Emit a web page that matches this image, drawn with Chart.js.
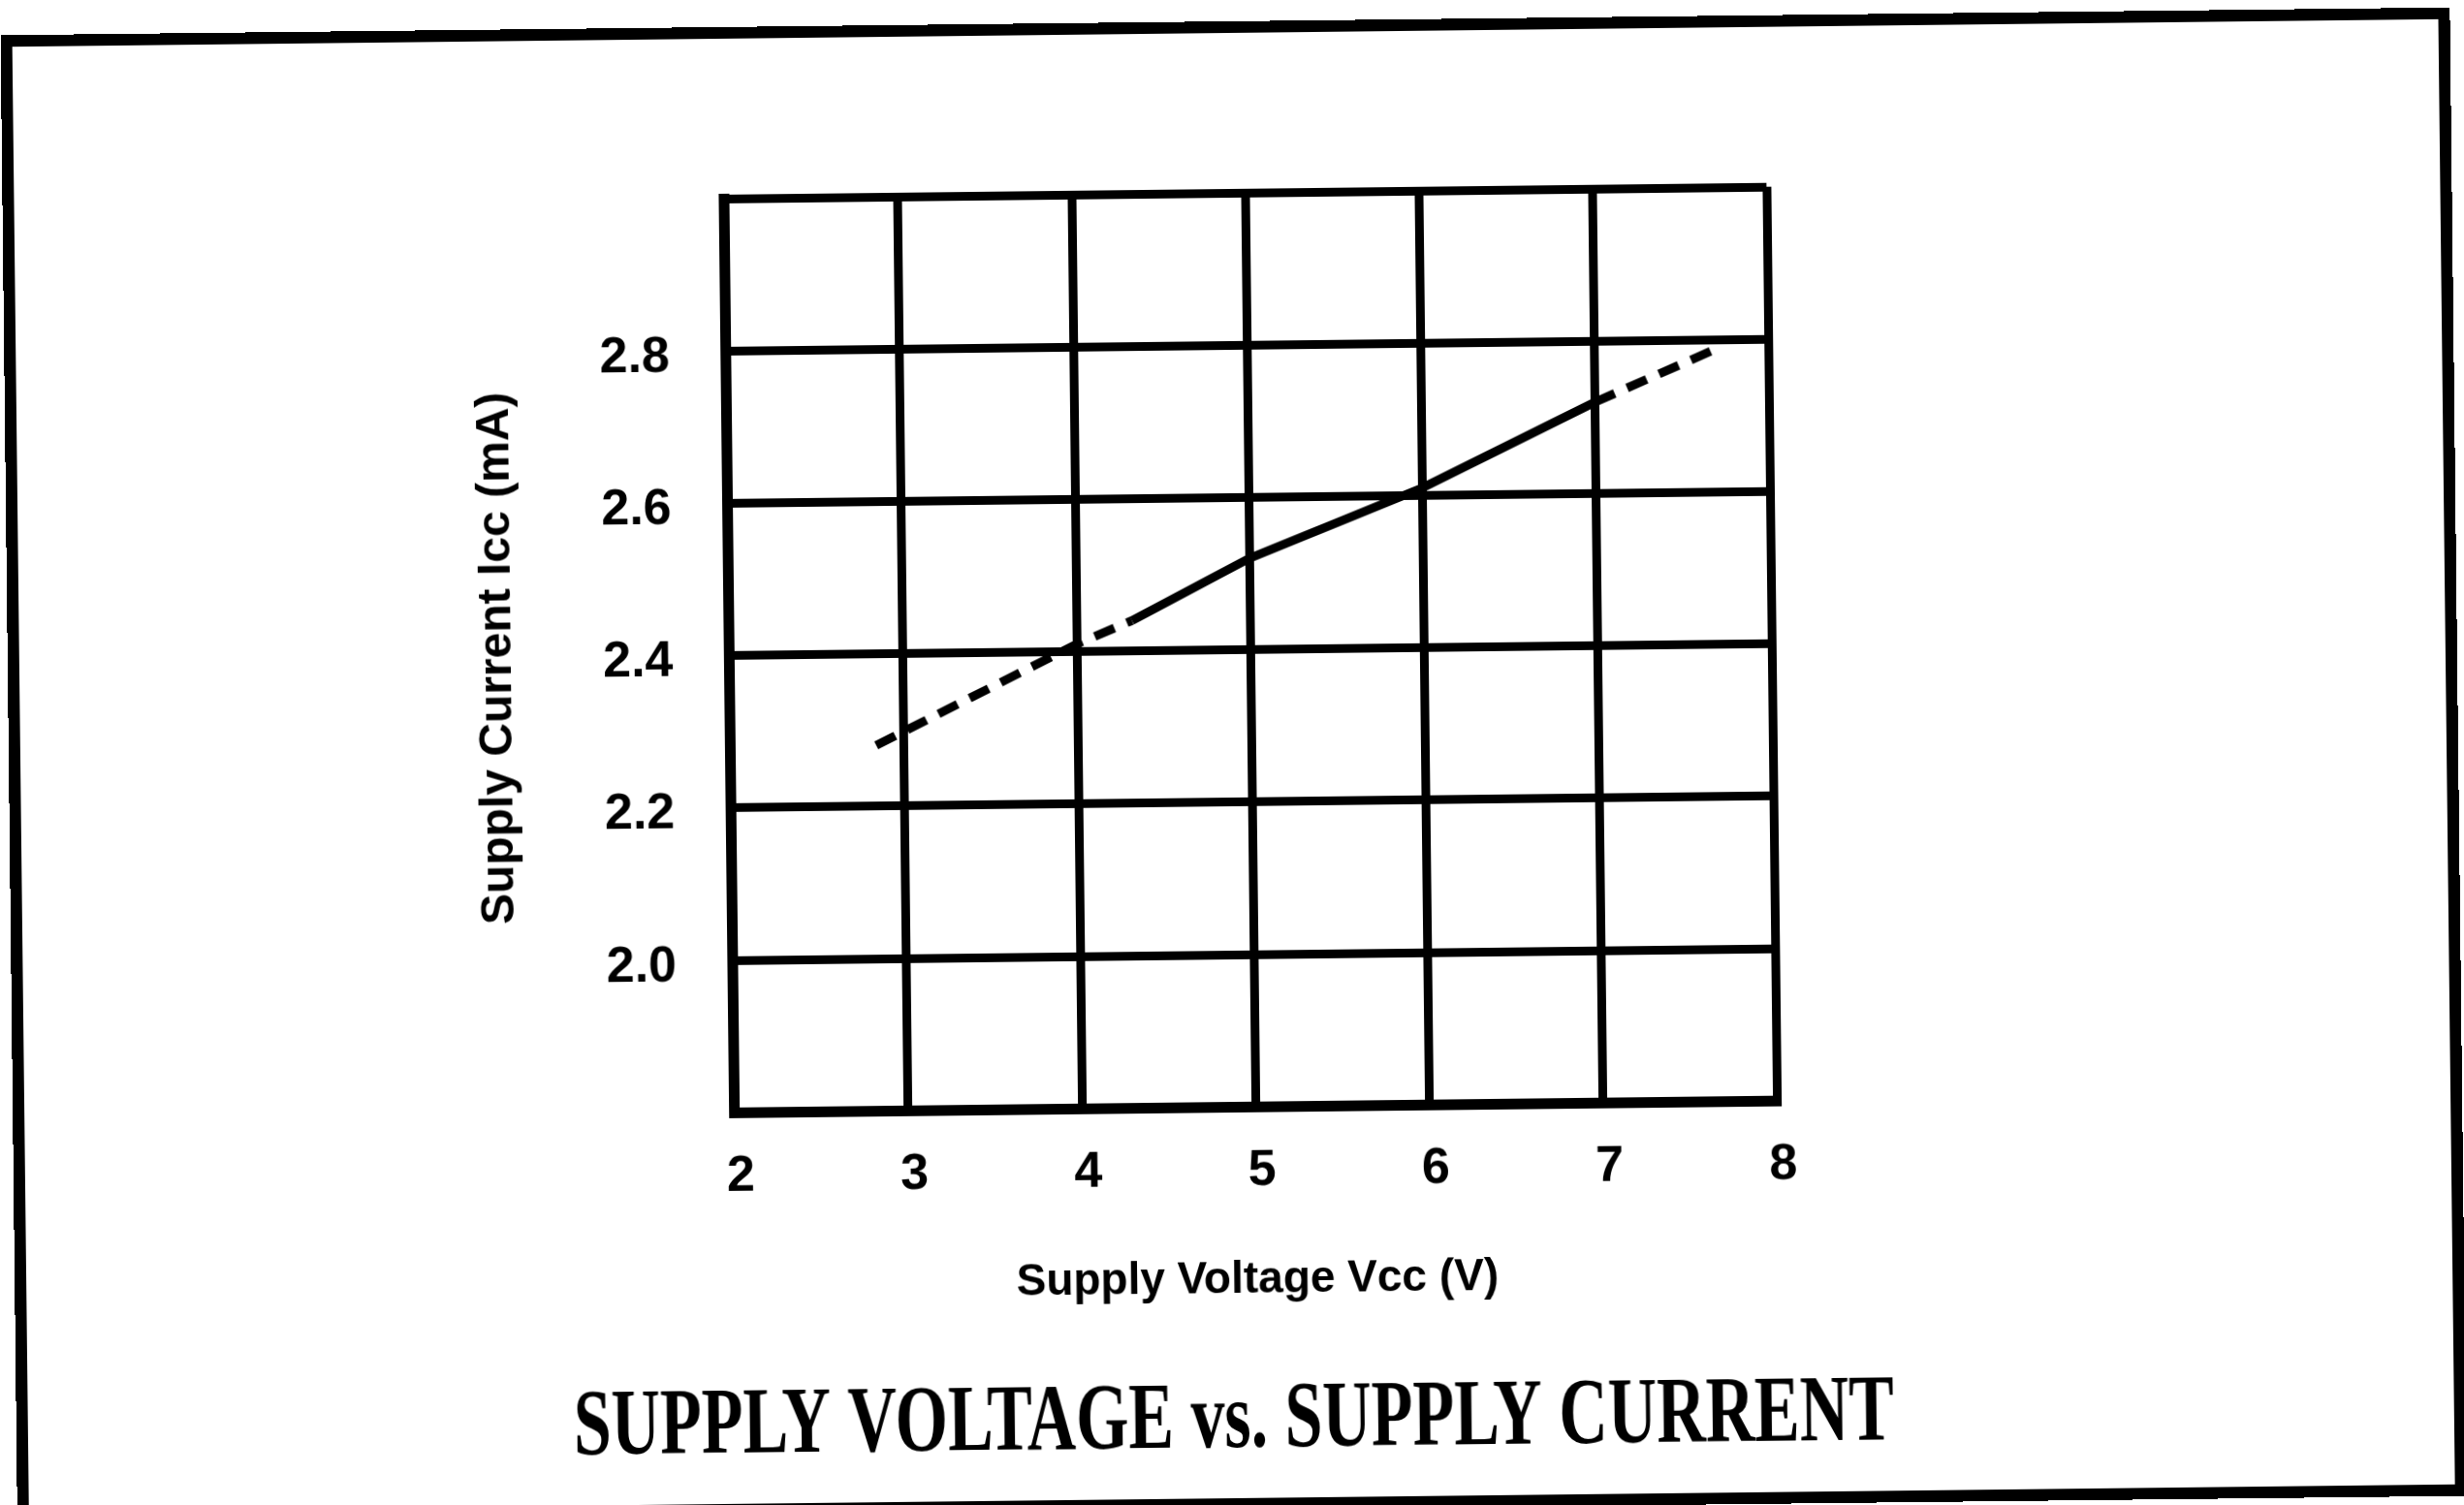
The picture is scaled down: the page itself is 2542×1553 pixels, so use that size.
<!DOCTYPE html>
<html>
<head>
<meta charset="utf-8">
<script src="https://cdn.jsdelivr.net/npm/chart.js@4/dist/chart.umd.min.js"></script>
<style>
  html, body { margin: 0; padding: 0; background: #fff; overflow: hidden; }
  #page { position: absolute; left: 0; top: 0; width: 2542px; height: 1553px;
          transform: rotate(-0.65deg); transform-origin: 1271px 776.5px; }
  #chart { position: absolute; left: 0; top: 0; width: 2542px; height: 1553px; }
  #frame { position: absolute; left: 9px; top: 22px; width: 2527px; height: 1536px;
           box-sizing: border-box; border: 12px solid #000; pointer-events: none; }
</style>
</head>
<body>
<div id="page">
  <canvas id="chart" width="2542" height="1553"></canvas>
  <div id="frame"></div>
</div>
<script>
// ---- data ----
const voltage  = [2.84, 4.0, 4.32, 5.0, 6.0, 7.0, 7.72];      // Vcc (V)
const current  = [2.28, 2.41, 2.44, 2.52, 2.61, 2.72, 2.79];   // Icc (mA)
const measured = [false, false, true, true, true, true, false]; // solid part of the curve
const xTickLabels = ['2', '3', '4', '5', '6', '7', '8'];
const yTickLabels = ['2.0', '2.2', '2.4', '2.6', '2.8'];
const chartTitle = 'SUPPLY VOLTAGE vs. SUPPLY CURRENT';
const xAxisTitle = 'Supply Voltage Vcc (V)';
const yAxisTitle = 'Supply Current Icc (mA)';

Chart.defaults.font.family = "'Liberation Sans', Arial, sans-serif";
Chart.defaults.color = '#000';

const points = voltage.map((v, i) => ({ x: v, y: current[i] }));

new Chart(document.getElementById('chart'), {
  type: 'scatter',
  data: {
    datasets: [{
      data: points,
      showLine: true,
      borderColor: '#000',
      backgroundColor: '#000',
      borderWidth: 9,
      pointRadius: 0,
      tension: 0,
      fill: false,
      segment: {
        borderDash: c => (measured[c.p0DataIndex] && measured[c.p1DataIndex]) ? [] : [22, 14]
      }
    }]
  },
  options: {
    responsive: false,
    animation: false,
    devicePixelRatio: 1,
    layout: { padding: { left: 584, right: 596, top: 199, bottom: 27 } },
    plugins: {
      legend: { display: false },
      tooltip: { enabled: false },
      title: {
        display: true,
        text: chartTitle,
        position: 'bottom',
        fullSize: true,
        color: '#000',
        font: { family: "'Liberation Serif', 'Times New Roman', serif", size: 98, weight: 'bold' },
        padding: { top: 59, bottom: 0 }
      }
    },
    scales: {
      x: {
        type: 'linear',
        position: 'bottom',
        min: 2, max: 8,
        ticks: {
          stepSize: 1,
          padding: 35,
          labelOffset: 6,
          font: { size: 52, weight: 'bold' },
          callback: v => xTickLabels.includes(String(v)) ? String(v) : ''
        },
        grid: { color: '#000', lineWidth: 9, drawTicks: false },
        border: { display: true, color: '#000', width: 11 },
        title: {
          display: true, text: xAxisTitle,
          font: { size: 46, weight: 'bold' },
          padding: { top: 0, bottom: 0 }
        },
        afterFit: s => { s.height = 207; }
      },
      y: {
        type: 'linear',
        position: 'left',
        min: 1.8, max: 3.0,
        ticks: {
          stepSize: 0.2,
          padding: 58,
          labelOffset: 6,
          font: { size: 52, weight: 'bold' },
          callback: v => { const s = Number(v).toFixed(1); return yTickLabels.includes(s) ? s : ''; }
        },
        grid: { color: '#000', lineWidth: 9, drawTicks: false },
        border: { display: true, color: '#000', width: 11 },
        title: {
          display: true, text: yAxisTitle,
          font: { size: 48, weight: 'bold' },
          padding: { top: -98, bottom: 0 }
        },
        afterFit: s => { s.width = 169.5; }
      },
      spacer: {
        type: 'linear',
        position: 'right',
        display: true,
        grid: { display: false },
        border: { display: false },
        ticks: { display: false },
        afterFit: s => { s.width = 117; }
      }
    }
  }
});
</script>
</body>
</html>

##############################

Required work -> Leave the pictures out, and print every line of the listing exactly as written.

The reply ->
Emit a web page that matches this image, drawn with Chart.js.
The picture is scaled down: the page itself is 2542×1553 pixels, so use that size.
<!DOCTYPE html>
<html>
<head>
<meta charset="utf-8">
<script src="https://cdn.jsdelivr.net/npm/chart.js@4/dist/chart.umd.min.js"></script>
<style>
  html, body { margin: 0; padding: 0; background: #fff; overflow: hidden; }
  #page { position: absolute; left: 0; top: 0; width: 2542px; height: 1553px;
          transform: rotate(-0.65deg); transform-origin: 1271px 776.5px; }
  #chart { position: absolute; left: 0; top: 0; width: 2542px; height: 1553px; }
  #frame { position: absolute; left: 9px; top: 22px; width: 2527px; height: 1536px;
           box-sizing: border-box; border: 12px solid #000; pointer-events: none; }
</style>
</head>
<body>
<div id="page">
  <canvas id="chart" width="2542" height="1553"></canvas>
  <div id="frame"></div>
</div>
<script>
// ---- data ----
const voltage  = [2.84, 4.0, 4.32, 5.0, 6.0, 7.0, 7.72];      // Vcc (V)
const current  = [2.28, 2.41, 2.44, 2.52, 2.61, 2.72, 2.79];   // Icc (mA)
const measured = [false, false, true, true, true, true, false]; // solid part of the curve
const xTickLabels = ['2', '3', '4', '5', '6', '7', '8'];
const yTickLabels = ['2.0', '2.2', '2.4', '2.6', '2.8'];
const chartTitle = 'SUPPLY VOLTAGE vs. SUPPLY CURRENT';
const xAxisTitle = 'Supply Voltage Vcc (V)';
const yAxisTitle = 'Supply Current Icc (mA)';

Chart.defaults.font.family = "'Liberation Sans', Arial, sans-serif";
Chart.defaults.color = '#000';

const points = voltage.map((v, i) => ({ x: v, y: current[i] }));

new Chart(document.getElementById('chart'), {
  type: 'scatter',
  data: {
    datasets: [{
      data: points,
      showLine: true,
      borderColor: '#000',
      backgroundColor: '#000',
      borderWidth: 9,
      pointRadius: 0,
      tension: 0,
      fill: false,
      segment: {
        borderDash: c => (measured[c.p0DataIndex] && measured[c.p1DataIndex]) ? [] : [22, 14]
      }
    }]
  },
  options: {
    responsive: false,
    animation: false,
    devicePixelRatio: 1,
    layout: { padding: { left: 584, right: 596, top: 199, bottom: 27 } },
    plugins: {
      legend: { display: false },
      tooltip: { enabled: false },
      title: {
        display: true,
        text: chartTitle,
        position: 'bottom',
        fullSize: true,
        color: '#000',
        font: { family: "'Liberation Serif', 'Times New Roman', serif", size: 98, weight: 'bold' },
        padding: { top: 59, bottom: 0 }
      }
    },
    scales: {
      x: {
        type: 'linear',
        position: 'bottom',
        min: 2, max: 8,
        ticks: {
          stepSize: 1,
          padding: 35,
          labelOffset: 6,
          font: { size: 52, weight: 'bold' },
          callback: v => xTickLabels.includes(String(v)) ? String(v) : ''
        },
        grid: { color: '#000', lineWidth: 9, drawTicks: false },
        border: { display: true, color: '#000', width: 11 },
        title: {
          display: true, text: xAxisTitle,
          font: { size: 46, weight: 'bold' },
          padding: { top: 0, bottom: 0 }
        },
        afterFit: s => { s.height = 207; }
      },
      y: {
        type: 'linear',
        position: 'left',
        min: 1.8, max: 3.0,
        ticks: {
          stepSize: 0.2,
          padding: 58,
          labelOffset: 6,
          font: { size: 52, weight: 'bold' },
          callback: v => { const s = Number(v).toFixed(1); return yTickLabels.includes(s) ? s : ''; }
        },
        grid: { color: '#000', lineWidth: 9, drawTicks: false },
        border: { display: true, color: '#000', width: 11 },
        title: {
          display: true, text: yAxisTitle,
          font: { size: 48, weight: 'bold' },
          padding: { top: -98, bottom: 0 }
        },
        afterFit: s => { s.width = 169.5; }
      },
      spacer: {
        type: 'linear',
        position: 'right',
        display: true,
        grid: { display: false },
        border: { display: false },
        ticks: { display: false },
        afterFit: s => { s.width = 117; }
      }
    }
  }
});
</script>
</body>
</html>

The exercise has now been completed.